───── Supplied material

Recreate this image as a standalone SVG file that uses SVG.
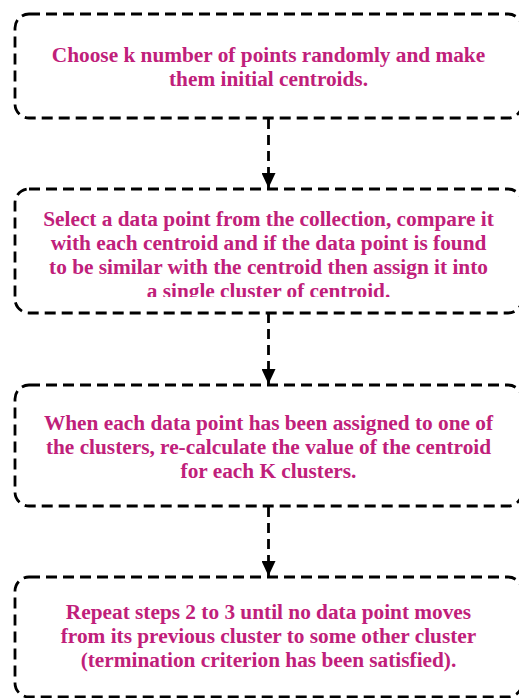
<svg xmlns="http://www.w3.org/2000/svg" width="519" height="698" viewBox="0 0 519 698">
  <defs>
    <style>
      .box { fill: #ffffff; stroke: #000000; stroke-width: 2.8; stroke-dasharray: 11 6; }
      .conn { stroke: #000000; stroke-width: 2.8; stroke-dasharray: 10 6; fill: none; }
      .lbl { font-family: "Liberation Serif", "Times New Roman", serif; font-weight: bold; font-size: 21.3px; fill: #c0207a; text-anchor: middle; }
    </style>
    <marker id="arrow" markerWidth="15" markerHeight="14" refX="15" refY="7" orient="auto" markerUnits="userSpaceOnUse">
      <path d="M0,0 L15,7 L0,14 Z" fill="#000000"/>
    </marker>
    <clipPath id="clip2">
      <rect x="15" y="189" width="507" height="108"/>
    </clipPath>
  </defs>
  <rect width="519" height="698" fill="#ffffff"/>

  <g id="connectors">
    <line class="conn" x1="268.5" y1="119" x2="268.5" y2="188" marker-end="url(#arrow)"/>
    <line class="conn" x1="268.5" y1="313" x2="268.5" y2="384" marker-end="url(#arrow)"/>
    <line class="conn" x1="268.5" y1="507" x2="268.5" y2="576" marker-end="url(#arrow)"/>
  </g>

  <g id="step1">
    <rect class="box" x="15" y="14" width="507" height="104" rx="14" ry="14"/>
    <text class="lbl" x="268.5" y="62">Choose k number of points randomly and make</text>
    <text class="lbl" x="268.5" y="86">them initial centroids.</text>
  </g>

  <g id="step2">
    <rect class="box" x="15" y="189" width="507" height="124" rx="14" ry="14"/>
    <g clip-path="url(#clip2)">
      <text class="lbl" x="268.5" y="226">Select a data point from the collection, compare it</text>
      <text class="lbl" x="268.5" y="250">with each centroid and if the data point is found</text>
      <text class="lbl" x="268.5" y="274">to be similar with the centroid then assign it into</text>
      <text class="lbl" x="268.5" y="298">a single cluster of centroid.</text>
    </g>
  </g>

  <g id="step3">
    <rect class="box" x="15" y="385" width="507" height="121" rx="14" ry="14"/>
    <text class="lbl" x="268.5" y="430">When each data point has been assigned to one of</text>
    <text class="lbl" x="268.5" y="454">the clusters, re-calculate the value of the centroid</text>
    <text class="lbl" x="268.5" y="478">for each K clusters.</text>
  </g>

  <g id="step4">
    <rect class="box" x="15" y="577" width="507" height="120" rx="14" ry="14"/>
    <text class="lbl" x="268.5" y="619">Repeat steps 2 to 3 until no data point moves</text>
    <text class="lbl" x="268.5" y="643">from its previous cluster to some other cluster</text>
    <text class="lbl" x="268.5" y="667">(termination criterion has been satisfied).</text>
  </g>
</svg>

──────────

### Task objective:
Every line of the material is to be quoted exactly, with no pictures carried over.

### Finished answer:
Recreate this image as a standalone SVG file that uses SVG.
<svg xmlns="http://www.w3.org/2000/svg" width="519" height="698" viewBox="0 0 519 698">
  <defs>
    <style>
      .box { fill: #ffffff; stroke: #000000; stroke-width: 2.8; stroke-dasharray: 11 6; }
      .conn { stroke: #000000; stroke-width: 2.8; stroke-dasharray: 10 6; fill: none; }
      .lbl { font-family: "Liberation Serif", "Times New Roman", serif; font-weight: bold; font-size: 21.3px; fill: #c0207a; text-anchor: middle; }
    </style>
    <marker id="arrow" markerWidth="15" markerHeight="14" refX="15" refY="7" orient="auto" markerUnits="userSpaceOnUse">
      <path d="M0,0 L15,7 L0,14 Z" fill="#000000"/>
    </marker>
    <clipPath id="clip2">
      <rect x="15" y="189" width="507" height="108"/>
    </clipPath>
  </defs>
  <rect width="519" height="698" fill="#ffffff"/>

  <g id="connectors">
    <line class="conn" x1="268.5" y1="119" x2="268.5" y2="188" marker-end="url(#arrow)"/>
    <line class="conn" x1="268.5" y1="313" x2="268.5" y2="384" marker-end="url(#arrow)"/>
    <line class="conn" x1="268.5" y1="507" x2="268.5" y2="576" marker-end="url(#arrow)"/>
  </g>

  <g id="step1">
    <rect class="box" x="15" y="14" width="507" height="104" rx="14" ry="14"/>
    <text class="lbl" x="268.5" y="62">Choose k number of points randomly and make</text>
    <text class="lbl" x="268.5" y="86">them initial centroids.</text>
  </g>

  <g id="step2">
    <rect class="box" x="15" y="189" width="507" height="124" rx="14" ry="14"/>
    <g clip-path="url(#clip2)">
      <text class="lbl" x="268.5" y="226">Select a data point from the collection, compare it</text>
      <text class="lbl" x="268.5" y="250">with each centroid and if the data point is found</text>
      <text class="lbl" x="268.5" y="274">to be similar with the centroid then assign it into</text>
      <text class="lbl" x="268.5" y="298">a single cluster of centroid.</text>
    </g>
  </g>

  <g id="step3">
    <rect class="box" x="15" y="385" width="507" height="121" rx="14" ry="14"/>
    <text class="lbl" x="268.5" y="430">When each data point has been assigned to one of</text>
    <text class="lbl" x="268.5" y="454">the clusters, re-calculate the value of the centroid</text>
    <text class="lbl" x="268.5" y="478">for each K clusters.</text>
  </g>

  <g id="step4">
    <rect class="box" x="15" y="577" width="507" height="120" rx="14" ry="14"/>
    <text class="lbl" x="268.5" y="619">Repeat steps 2 to 3 until no data point moves</text>
    <text class="lbl" x="268.5" y="643">from its previous cluster to some other cluster</text>
    <text class="lbl" x="268.5" y="667">(termination criterion has been satisfied).</text>
  </g>
</svg>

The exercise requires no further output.